Serious concerns raised about the quality of 2016’s matric passes

 ·4 Jan 2017

Naptosa (The National Professional Teachers Organisation of South Africa) executive director Basil Manuel has raised concerns as to the quality of passes of 2016’s matriculants, Times Live reports.

While Naptosa expects a slight increase in the percentage of matrics who passed in 2016‚ up from 70.7% in 2015, “a large increase would be suspicious,” said Manuel. “We predict a slight increase in pass mark results‚ but Naptosa still believes the quality of passes is what really matters.”

This follows the announcement by regulatory-body Umalusi stating that 2016’s Maths and Maths Literacy results are “very poor” even by previous year’s standards.  The matter needs to be investigated – were 70% of those who wrote the Maths Literacy exam had passed‚ but that had dropped to 35%.,” said Manuel.

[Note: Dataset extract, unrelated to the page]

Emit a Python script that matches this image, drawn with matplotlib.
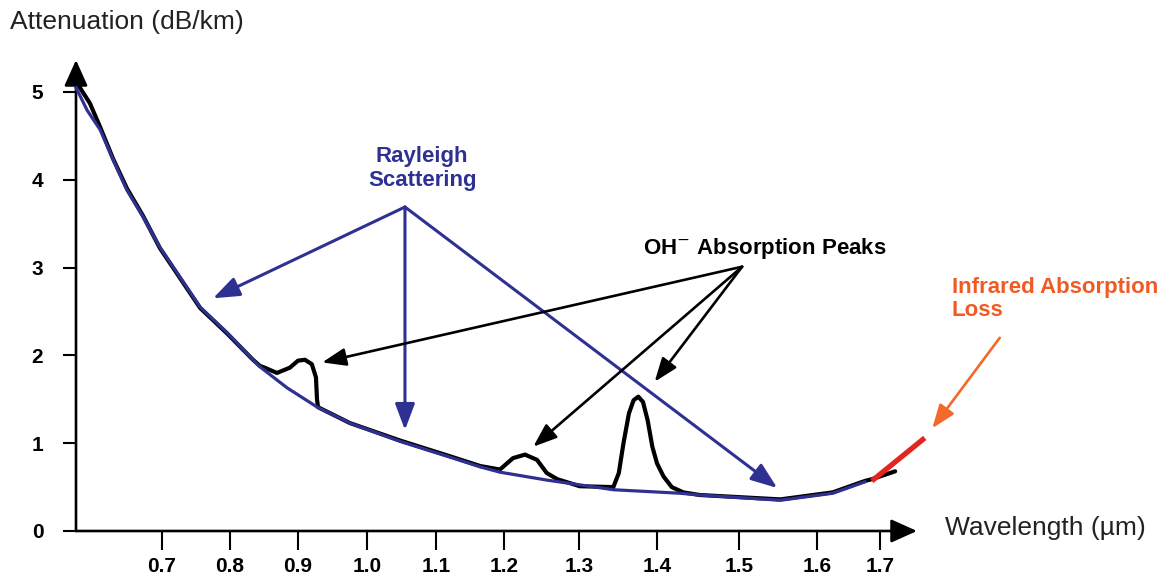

Education professor Elizabeth Walton‚ of the University of the Witwatersrand agreed with Manuel, saying: “To just talk about the pass rate‚ I don’t think we’re learning an awful lot about the system reporting [results] at that level. It doesn’t really tell us how we could be improving the system. Far more useful questions [to ask] are about subjects in particular.”

However Walton pointed to longstanding issues with the maths subjects stemming back to apartheid.

“There aren’t any quick fixes. We need incremental improvement in the lower grades year to year‚” said Walton. “We need interventions in the foundation and intermediate phases of school [primary school]. We can’t pick up problems in Grade 9‚ start interventions then and expect to see results.”

This message was echoed by NGO Equal Education in a statement on Wednesday cautioning that the pass rate reflects only the performance of those learners who managed to stay in school for 12 years, and obscures how many dropped out along the way.

“Increases and decreases in the annual matric pass rate may be influenced by changes in various factors. A decrease in the dropout rate could contribute to an increase in the real number of learners passing matric, but a decrease in the overall pass rate,” reads the statement.

“Policy decisions such as the criteria for promoting learners from one grade to the next, or how exam quality watchdog Umalusi decides to standardise matric results across years, has little relation to the quality of learning outcomes but can lead to a drop or increase in pass rates.”